In the Marion Institute’s recently published Food System Assessment for Southeastern MA, a consumer survey indicated that the hardest to get food items are affordable meat and seafood, fresh fruits, and vegetables. Being able to address this issue by increasing access to fresh, healthy, culturally relevant foods and prepared meals at low-to-no cost will not only address the high rates of food insecurity we have in our region, but will do it in a nutritionally secure way. 

“Our nation’s broken food system is characterized by an abundance of cheap, inflammatory, nutrient-depleted, immune suppressing, ultra-processed foods,” Wiley said. 
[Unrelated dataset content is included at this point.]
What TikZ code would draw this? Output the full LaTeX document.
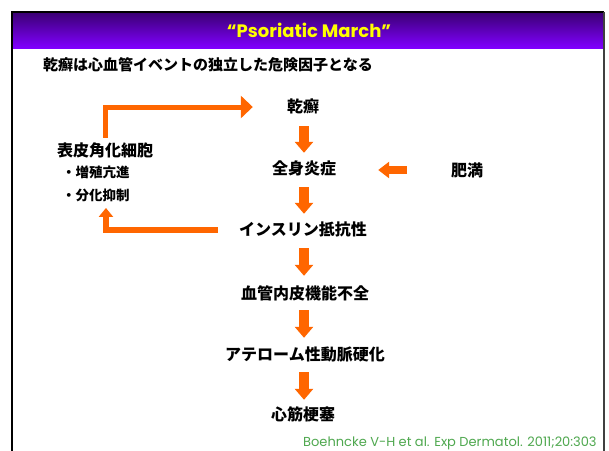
\documentclass[tikz,border=0pt]{standalone}
\usepackage{fontspec}
\setmainfont{Poppins}
\newfontfamily\jp{Noto Sans CJK JP}
\usetikzlibrary{arrows.meta}
\definecolor{arr}{HTML}{FF6600}
\definecolor{barTop}{HTML}{3A0072}
\definecolor{barBot}{HTML}{8000FF}
\definecolor{cite}{HTML}{4FA84F}
\definecolor{ttl}{HTML}{FFFF00}
\begin{document}
\begin{tikzpicture}[x=1pt,y=-1pt,
  jpnode/.style={font=\jp\bfseries\fontsize{16}{16}\selectfont, inner sep=0pt, text height=14pt, text depth=2pt},
  bul/.style={font=\jp\bfseries\fontsize{13.5}{13.5}\selectfont, inner sep=0pt, text height=12pt, text depth=1.5pt, anchor=west},
  vbar/.style={arr, line width=10pt, -{Triangle[width=18pt,length=11pt]}},
  hbar/.style={arr, line width=8pt, -{Triangle[width=16pt,length=11pt]}},
  ubar/.style={arr, line width=5pt, -{Triangle[width=22pt,length=12pt]}},
  lbar/.style={arr, line width=6pt, -{Triangle[width=14pt,length=9pt]}}]
\useasboundingbox (0,0) rectangle (609,450);
\clip (0,0) rectangle (609,450);
\fill[white] (0,0) rectangle (609,450);
% frame and title bar
\shade[top color=barTop, bottom color=barBot] (12,12) rectangle (604,48);
\draw[black, line width=1.2pt] (12,470) -- (12,12) -- (604,12);
\draw[black!75, line width=2pt] (604,12) -- (604,470);
\node[font=\bfseries\fontsize{18}{18}\selectfont, text=ttl, inner sep=0pt] (title) at (309,30) {“Psoriatic March”};
\node[font=\jp\bfseries\fontsize{15}{15}\selectfont, inner sep=0pt, anchor=west] (sub) at (43,65) {乾癬は心血管イベントの独立した危険因子となる};
% chain
\node[jpnode] (kansen) at (303,106) {乾癬};
\node[jpnode] (zenshin) at (304,168) {全身炎症};
\node[jpnode] (himan) at (467,170) {肥満};
\node[jpnode] (insulin) at (303,229) {インスリン抵抗性};
\node[jpnode] (kekkan) at (305,293) {血管内皮機能不全};
\node[jpnode] (athero) at (305,354) {アテローム性動脈硬化};
\node[jpnode] (shinkin) at (303,414) {心筋梗塞};
\node[jpnode, anchor=west] (hyoshi) at (57,150) {表皮角化細胞};
\node[bul] (b1) at (62,172) {・増殖亢進};
\node[bul] (b2) at (62,195) {・分化抑制};
% citation
\node[font=\fontsize{13}{13}\selectfont, text=cite, inner sep=0pt, anchor=base west] (cit) at (303,446) {Boehncke V-H et al. Exp Dermatol. 2011;20:303};
% arrows
\draw[vbar, shorten <=12pt, shorten >=7pt] (kansen.south -| 304,0) -- (zenshin.north -| 304,0);
\draw[vbar, shorten <=11pt, shorten >=7pt] (zenshin.south -| 304,0) -- (insulin.north -| 304,0);
\draw[vbar, shorten <=11pt, shorten >=9pt] (insulin.south -| 304,0) -- (kekkan.north -| 304,0);
\draw[vbar, shorten <=9pt, shorten >=8pt] (kekkan.south -| 304,0) -- (athero.north -| 304,0);
\draw[vbar, shorten <=10pt, shorten >=6pt] (athero.south -| 304,0) -- (shinkin.north -| 304,0);
\draw[hbar, shorten <=44pt, shorten >=42pt] (himan.west) -- (zenshin.east |- himan.west);
\draw[ubar, shorten <=4pt, shorten >=34pt] ([xshift=10pt]hyoshi.north -| b1.center) |- ([yshift=-1pt]kansen.west);
\draw[lbar, shorten <=21pt, shorten >=6pt] ([yshift=-1pt]insulin.west) -| ([xshift=10pt]b2.south);
\end{tikzpicture}
\end{document}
“Unfortunately, our current food relief system relies heavily on these shelf-stable products which ultimately negatively impact public health.” 
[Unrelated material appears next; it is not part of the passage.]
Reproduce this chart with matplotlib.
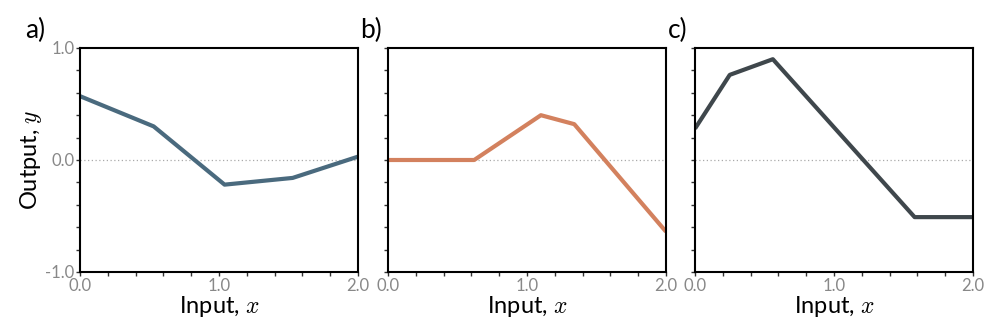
import matplotlib
matplotlib.use("Agg")
import matplotlib.pyplot as plt
from matplotlib.ticker import MultipleLocator

plt.rcParams["font.family"] = ["Lato", "DejaVu Sans"]
plt.rcParams["mathtext.fontset"] = "cm"

# Piecewise-linear outputs for the three panels
x_a = [0.0, 0.53, 1.04, 1.53, 2.0]
y_a = [0.57, 0.30, -0.22, -0.16, 0.03]

x_b = [0.0, 0.62, 1.10, 1.34, 2.0]
y_b = [0.0, 0.0, 0.40, 0.32, -0.64]

x_c = [0.0, 0.25, 0.56, 1.58, 2.0]
y_c = [0.28, 0.76, 0.90, -0.51, -0.51]

panels = [
    ("a)", x_a, y_a, "#4a6a7e"),
    ("b)", x_b, y_b, "#d3815e"),
    ("c)", x_c, y_c, "#3f474c"),
]

fig = plt.figure(figsize=(9.98, 3.35), dpi=100)
lefts = [80, 388, 695]
tag_x = [25, 360, 668]
for i, (tag, xs, ys, col) in enumerate(panels):
    ax = fig.add_axes([lefts[i] / 998, 63 / 335, 278 / 998, 224 / 335])
    ax.axhline(0, color="#aaaaaa", lw=0.9, ls=(0, (1, 2)), zorder=1)
    ax.plot(xs, ys, color=col, lw=3, zorder=2, solid_capstyle="butt")
    ax.set_xlim(0, 2)
    ax.set_ylim(-1, 1)
    ax.set_xticks([0, 1, 2])
    ax.set_xticklabels(["0.0", "1.0", "2.0"])
    ax.set_yticks([-1, 0, 1])
    ax.xaxis.set_minor_locator(MultipleLocator(0.2))
    ax.yaxis.set_minor_locator(MultipleLocator(0.2))
    ax.tick_params(which="both", direction="out", length=3, width=1, colors="#333333",
                   labelcolor="#888888", labelsize=12, pad=1)
    for s in ax.spines.values():
        s.set_linewidth(1.5)
    if i == 0:
        ax.set_yticklabels(["-1.0", "0.0", "1.0"])
        ax.set_ylabel("Output, $y$", fontsize=17, labelpad=1)
    else:
        ax.set_yticklabels([])
    ax.set_xlabel("Input, $x$", fontsize=17, labelpad=0)
    fig.text(tag_x[i] / 998, 1 - 30 / 335, tag, fontsize=19, va="center", ha="left")

fig.savefig("out.png", dpi=100)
Shown (from left) are: Chris Makepeace, company founder Abel Makepeace’s great grandson and a current member of the company’s board of directors; Liz Wiley, executive director of the Marion Institute; Jim Kane, president and CEO of A.D. Makepeace Company; and Margie Baldwin, co-founder and president of the Marion Institute, during the private groundbreaking for The Neighborhood Farm at Frogfoot.

Kane noted that his wife, state rep. Hannah Kane, is a member of the Massachusetts Food Policy Council and a strong advocate for food and nutrition programs. Through a multi-year, no-cost lease agreement, the Marion Institute will create, develop, and manage a Farm to Food Relief Program on ADM property. The shared purpose of the Neighborhood Farm at Frogfoot is to increase the availability of local food to area food relief programs in Southeastern MA by growing fresh produce directly for food relief. The initiative will also allow the Marion Institute to launch a regional Gleaning Program that will increase the amount of local food available to area food relief programs. A gleaning program is based on the notion that every year, thousands of pounds of food goes to waste in the field because farmers either do not have the labor to harvest a crop or the market to sell it too. The Marion Institute’s trained gleaning volunteers will “rescue” this food before the crop is lost, delivering it to a local food pantry or processing center for food insecure individuals and families. Both activities will be developed on a foundation of social justice, regenerative farming practices, education, and equitable access to fresh, local, culturally-relevant foods. The Marion Institute’s Southcoast Food Policy Council connects and advocates for local food producers, consumers, and community leaders who seek policy and systems that strengthen our regional food system, improve community health, and eliminate food insecurity. The Council is one of several health-related initiatives for the nationally known nonprofit organization, whose vision holds that “optimal health is a basic human right, not a privilege.”